DATA EXTRACT
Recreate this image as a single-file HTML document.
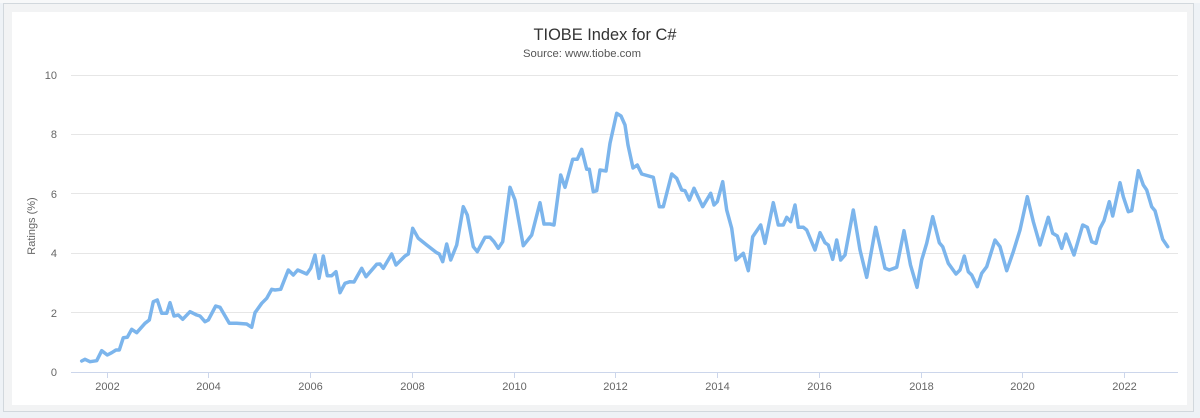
<!DOCTYPE html>
<html>
<head>
<meta charset="utf-8">
<style>
  html,body{margin:0;padding:0;background:#eef2f6;}
  svg{display:block;}
  text{font-family:"Liberation Sans","DejaVu Sans",sans-serif;}
</style>
</head>
<body>
<svg width="1200" height="418" viewBox="0 0 1200 418" xmlns="http://www.w3.org/2000/svg">
  <rect x="0" y="0" width="1200" height="418" fill="#eef2f6"/>
  <rect x="0" y="0" width="1200" height="3" fill="#f7f8f9"/>
  <!-- frame -->
  <rect x="3.5" y="3.5" width="1190" height="408" fill="#f2f3f4" stroke="#d2d8dd" stroke-width="1"/>
  <rect x="12" y="12" width="1175" height="393" fill="#ffffff"/>

  <!-- title -->
  <text x="605" y="40" text-anchor="middle" font-size="17" fill="#333333" textLength="143" lengthAdjust="spacingAndGlyphs">TIOBE Index for C#</text>
  <text x="582" y="57" text-anchor="middle" font-size="11" fill="#555555" textLength="118" lengthAdjust="spacingAndGlyphs">Source: www.tiobe.com</text>

  <!-- gridlines -->
  <g stroke="#e6e6e6" stroke-width="1">
    <line x1="71" y1="75.5" x2="1178" y2="75.5"/>
    <line x1="71" y1="134.5" x2="1178" y2="134.5"/>
    <line x1="71" y1="193.5" x2="1178" y2="193.5"/>
    <line x1="71" y1="253.5" x2="1178" y2="253.5"/>
    <line x1="71" y1="312.5" x2="1178" y2="312.5"/>
  </g>
  <line x1="71" y1="372.5" x2="1178" y2="372.5" stroke="#ccd6eb" stroke-width="1"/>
  <g stroke="#ccd6eb" stroke-width="1">
    <line x1="107.5" y1="372" x2="107.5" y2="378"/>
    <line x1="208.5" y1="372" x2="208.5" y2="378"/>
    <line x1="310.5" y1="372" x2="310.5" y2="378"/>
    <line x1="412.5" y1="372" x2="412.5" y2="378"/>
    <line x1="514.5" y1="372" x2="514.5" y2="378"/>
    <line x1="615.5" y1="372" x2="615.5" y2="378"/>
    <line x1="717.5" y1="372" x2="717.5" y2="378"/>
    <line x1="819.5" y1="372" x2="819.5" y2="378"/>
    <line x1="921.5" y1="372" x2="921.5" y2="378"/>
    <line x1="1022.5" y1="372" x2="1022.5" y2="378"/>
    <line x1="1124.5" y1="372" x2="1124.5" y2="378"/>
  </g>

  <!-- y labels -->
  <g font-size="11" fill="#666666" text-anchor="end">
    <text x="57" y="79">10</text>
    <text x="57" y="138">8</text>
    <text x="57" y="198">6</text>
    <text x="57" y="257">4</text>
    <text x="57" y="317">2</text>
    <text x="57" y="376">0</text>
  </g>
  <text transform="translate(35,226) rotate(-90)" text-anchor="middle" font-size="11" fill="#666666">Ratings (%)</text>

  <!-- x labels -->
  <g font-size="11" fill="#666666" text-anchor="middle">
    <text x="107.5" y="390">2002</text>
    <text x="208.5" y="390">2004</text>
    <text x="310.5" y="390">2006</text>
    <text x="412.5" y="390">2008</text>
    <text x="514.5" y="390">2010</text>
    <text x="615.5" y="390">2012</text>
    <text x="717.5" y="390">2014</text>
    <text x="819.5" y="390">2016</text>
    <text x="921.5" y="390">2018</text>
    <text x="1022.5" y="390">2020</text>
    <text x="1124.5" y="390">2022</text>
  </g>

  <!-- series -->
  <polyline fill="none" stroke="#7cb5ec" stroke-width="3.5" stroke-linejoin="round" stroke-linecap="round"
    points="81.7,361 85,359.3 90,361.7 96.7,360.7 101.7,350.7 107.3,355 111.7,352.7 116,350 119.3,350 123.3,337.7 127.3,337.3 131.7,329.3 136.7,332.7 145,323.3 149.3,320 153.3,301.7 157.3,300 161.7,313.3 166.7,313.3 170,302.7 174,316 178.3,315 182.7,319.3 190,311.7 196.7,315 200,316 205,321.7 208.3,320 215.7,306 220,307.3 229.3,323.3 236.7,323.3 246.7,324 251.7,327.3 255,312.7 261.7,303.3 266.7,298.3 271.7,289.3 275,290 280.7,289.3 288.3,270 293.3,275 297.7,270 306.7,274 310.7,268.3 315,255 319,278.3 323.3,256 327.3,275.7 331.7,275.7 336,271.7 340,292.7 345,283.3 350,281.7 354,282 361.7,268.3 366,276.7 376.7,264.3 380,264 383.3,268.3 391.7,254 396,265 405,256 408.3,254 412.7,228.3 418.3,238.3 426.7,245 436.7,252.7 439.3,254 442.7,261.7 446.7,244 450.7,260 456.7,245 463.3,206.7 467.3,215 473.3,246.7 477.3,251.7 485,237.3 490,237.3 494,241.7 498.3,248.3 502.7,241.7 510,187.3 515,200 523.3,245.7 531.7,235 540,202.7 544,224 550,224 554,225 560.7,175 565,187.3 572.7,159.3 577.3,159.3 581.7,149.3 586.7,169.3 589.3,169.3 593.3,191.7 596.7,190.7 600,170 606,171 610,143.3 616.7,113.3 621,116 625,125 628,145 633,168 637.3,165 641.7,174 653.3,177.3 659.3,206.7 663.3,206.7 671.7,174 676.7,178.3 681.7,190 685,190.7 689.3,200 694,188.3 702.7,206.7 710.7,193.3 714,205 717.3,201.7 722.7,181.7 726.7,210 731.7,228.3 736,260 743.3,253.3 748.3,270.7 752.7,236.7 760.7,225 765,243.3 773.3,202.7 778.3,225 783.3,225 786.7,217.3 790.7,221.7 795,205 798.3,227.3 803.3,227.3 806.7,230 815,250 820,232.7 825,242.7 828.3,245 832.7,259.3 836.7,240 840.7,260 845,255 853.3,210 860,250 866.7,277.3 875.7,227.3 885,268.3 889.3,270 896.7,267.3 904,230.7 910.5,265 917,287.3 921.7,260 926.7,243.3 932.7,216.7 939.3,242.7 942.7,246.7 948.3,263.3 956,274 960,270 964.3,256 968.3,271.7 971.7,275 977.3,286.7 981.7,273.3 986.7,266.7 995,240 1000,246.7 1006.7,270.7 1013.3,251.7 1020,230 1027.3,196.7 1033.3,221.7 1040,245 1048.3,217.3 1052.7,233.3 1057.3,236 1061.7,248.3 1066,234 1074,255 1082.7,225 1087.3,227.3 1091.7,241.7 1096,243.3 1100,228.3 1104,220.7 1109.3,201.7 1112.7,216 1120,182.7 1123.3,196.7 1128.3,211.7 1131.7,210.7 1138.3,170.7 1143.3,185 1146.7,190 1151.7,206.7 1155,210.7 1162.7,239.3 1167.7,246.7"/>
</svg>
</body>
</html>
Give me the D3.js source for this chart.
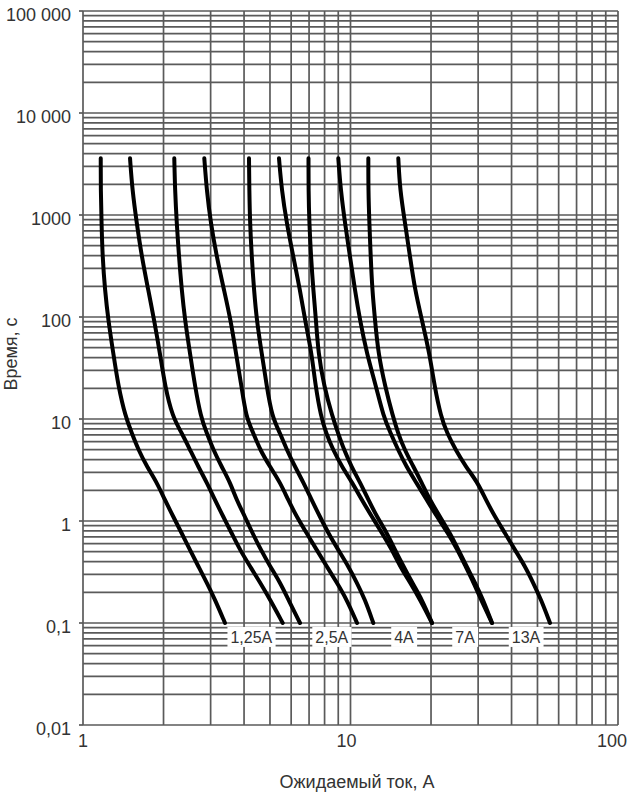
<!DOCTYPE html>
<html>
<head>
<meta charset="utf-8">
<script src="https://cdn.jsdelivr.net/npm/d3@7/dist/d3.min.js"></script>
<style>
  html, body { margin: 0; padding: 0; background: #fff; }
  svg { display: block; }
  text { font-family: "Liberation Sans", Arial, sans-serif; fill: #333; }
</style>
</head>
<body>
<svg id="chart" width="631" height="795"></svg>
<script>
// ---- Data ----
const timeValues = [3600, 1760, 835, 390, 184, 93, 44, 21, 10.5, 7.3, 5, 3.4, 2.4, 1.6, 1.1, 0.76, 0.52, 0.36, 0.25, 0.17, 0.1];

const curve1  = [1.165, 1.165, 1.173, 1.183, 1.208, 1.243, 1.298, 1.355, 1.442, 1.521, 1.610, 1.735, 1.886, 2.026, 2.176, 2.339, 2.512, 2.698, 2.900, 3.115, 3.395];
const curve2  = [1.499, 1.529, 1.588, 1.658, 1.754, 1.845, 1.940, 2.026, 2.161, 2.339, 2.512, 2.698, 2.900, 3.115, 3.346, 3.596, 3.863, 4.211, 4.588, 5.002, 5.579];
const curve3  = [2.194, 2.208, 2.240, 2.285, 2.339, 2.406, 2.512, 2.622, 2.756, 2.900, 3.069, 3.299, 3.544, 3.755, 4.033, 4.301, 4.628, 5.002, 5.451, 5.854, 6.475];
const curve4  = [2.841, 2.900, 3.002, 3.161, 3.366, 3.566, 3.732, 3.913, 4.068, 4.331, 4.588, 5.002, 5.451, 5.854, 6.294, 6.860, 7.476, 8.148, 8.880, 9.678, 10.58];
const curve5  = [4.174, 4.185, 4.211, 4.273, 4.358, 4.461, 4.657, 4.862, 5.089, 5.451, 5.774, 6.203, 6.662, 7.160, 7.691, 8.261, 9.003, 9.813, 10.55, 11.33, 12.17];
const curve6  = [5.404, 5.531, 5.774, 6.112, 6.475, 6.761, 7.160, 7.399, 7.758, 8.098, 8.600, 9.295, 10.13, 11.04, 12.03, 13.12, 14.30, 15.31, 16.69, 18.19, 20.17];
const curve7  = [6.966, 6.966, 7.014, 7.117, 7.260, 7.431, 7.580, 7.960, 8.563, 8.980, 9.456, 10.09, 10.85, 11.68, 12.56, 13.69, 14.67, 15.78, 16.98, 18.50, 20.17];
const curve8  = [9.003, 9.191, 9.536, 9.957, 10.39, 10.85, 11.50, 12.45, 13.29, 14.11, 15.05, 16.19, 17.58, 19.32, 21.06, 23.15, 25.12, 26.91, 28.83, 30.74, 33.81];
const curve9  = [11.66, 11.66, 11.76, 11.90, 12.06, 12.35, 12.70, 13.46, 14.42, 15.05, 15.92, 17.20, 18.42, 19.83, 21.61, 23.55, 25.33, 27.14, 29.20, 31.28, 33.81];
const curve10 = [15.09, 15.31, 15.99, 16.69, 17.42, 18.50, 19.74, 20.61, 21.79, 22.95, 24.69, 27.00, 29.84, 32.10, 34.69, 37.82, 41.20, 44.92, 48.11, 51.55, 55.69];

const fuseLabels = ["1,25A", "2,5A", "4A", "7A", "13A"];
const labelCurrents = [4.26, 8.51, 15.85, 26.8, 45.3];
const labelTime = 0.073;

const xTickValues = [1, 10, 100];
const xTickLabels = ["1", "10", "100"];
const yTickValues = [100000, 10000, 1000, 100, 10, 1, 0.1, 0.01];
const yTickLabels = ["100 000", "10 000", "1000", "100", "10", "1", "0,1", "0,01"];

const xTitle = "Ожидаемый ток, А";
const yTitle = "Время, с";

// ---- Layout ----
const W = 631, H = 795;
const margin = { top: 11, right: 13, bottom: 70, left: 83 };
const svg = d3.select("#chart");

const x = d3.scaleLog().domain([1, 100]).range([margin.left, W - margin.right]);
const y = d3.scaleLog().domain([0.01, 100000]).range([H - margin.bottom, margin.top]);

const gridColor = "#5a5a5a";
const gridWidth = 1.7;

// Grid
const grid = svg.append("g");
grid.selectAll("line.v").data(x.ticks()).join("line")
  .attr("class", "v")
  .attr("x1", d => x(d)).attr("x2", d => x(d))
  .attr("y1", y(100000)).attr("y2", y(0.01))
  .attr("stroke", gridColor).attr("stroke-width", gridWidth);
grid.selectAll("line.h").data(y.ticks()).join("line")
  .attr("class", "h")
  .attr("x1", x(1)).attr("x2", x(100))
  .attr("y1", d => y(d)).attr("y2", d => y(d))
  .attr("stroke", gridColor).attr("stroke-width", gridWidth);

// Y ticks (small marks left of the axis)
grid.selectAll("line.yt").data(yTickValues).join("line")
  .attr("class", "yt")
  .attr("x1", x(1) - 4).attr("x2", x(1))
  .attr("y1", d => y(d)).attr("y2", d => y(d))
  .attr("stroke", gridColor).attr("stroke-width", gridWidth);

// Y tick labels
svg.append("g").selectAll("text").data(yTickValues).join("text")
  .attr("x", x(1) - 12)
  .attr("y", d => y(d) + 9.5)
  .attr("text-anchor", "end")
  .attr("font-size", 18)
  .text((d, i) => yTickLabels[i]);

// X tick labels
const xLabelShift = [0, -4, -6];
svg.append("g").selectAll("text").data(xTickValues).join("text")
  .attr("x", (d, i) => x(d) + xLabelShift[i])
  .attr("y", y(0.01) + 22)
  .attr("text-anchor", "middle")
  .attr("font-size", 18)
  .text((d, i) => xTickLabels[i]);

// Titles
svg.append("text")
  .attr("x", 357).attr("y", 788)
  .attr("text-anchor", "middle")
  .attr("font-size", 18)
  .text(xTitle);
svg.append("text")
  .attr("transform", "translate(17,354) rotate(-90)")
  .attr("text-anchor", "middle")
  .attr("font-size", 18)
  .text(yTitle);

// Labels with white boxes
const lab = svg.append("g");
fuseLabels.forEach((t, i) => {
  const g = lab.append("g");
  const txt = g.append("text")
    .attr("x", x(labelCurrents[i]))
    .attr("y", y(labelTime) + 6)
    .attr("text-anchor", "middle")
    .attr("font-size", 16)
    .text(t);
  const bb = txt.node().getBBox();
  g.insert("rect", "text")
    .attr("x", bb.x - 3).attr("y", y(labelTime) - 10)
    .attr("width", bb.width + 6).attr("height", 20)
    .attr("fill", "#fff");
});

// Curves
const allCurves = [curve1, curve2, curve3, curve4, curve5, curve6, curve7, curve8, curve9, curve10];
const line = d3.line()
  .x(d => x(d[0]))
  .y(d => y(d[1]))
  .curve(d3.curveBasis);

svg.append("g").selectAll("path").data(allCurves).join("path")
  .attr("d", c => line(c.map((v, i) => [v, timeValues[i]])))
  .attr("fill", "none")
  .attr("stroke", "#000")
  .attr("stroke-width", 4)
  .attr("stroke-linecap", "round")
  .attr("stroke-linejoin", "round");
</script>
</body>
</html>
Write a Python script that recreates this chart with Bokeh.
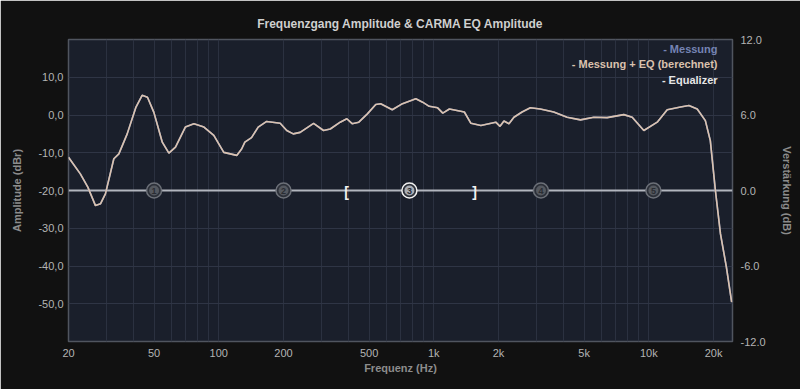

WRITTEN EXERCISE
Pictures do not belong in the copy. Reproduce exactly the lines from the one with "Give me the D3.js source for this chart." to the one with "0.25, 0.17, 0.1];", both lines included.

WORKED SOLUTION
Give me the D3.js source for this chart.
<!DOCTYPE html>
<html>
<head>
<meta charset="utf-8">
<script src="https://cdn.jsdelivr.net/npm/d3@7/dist/d3.min.js"></script>
<style>
  html, body { margin: 0; padding: 0; background: #fff; }
  svg { display: block; }
  text { font-family: "Liberation Sans", Arial, sans-serif; fill: #333; }
</style>
</head>
<body>
<svg id="chart" width="631" height="795"></svg>
<script>
// ---- Data ----
const timeValues = [3600, 1760, 835, 390, 184, 93, 44, 21, 10.5, 7.3, 5, 3.4, 2.4, 1.6, 1.1, 0.76, 0.52, 0.36, 0.25, 0.17, 0.1];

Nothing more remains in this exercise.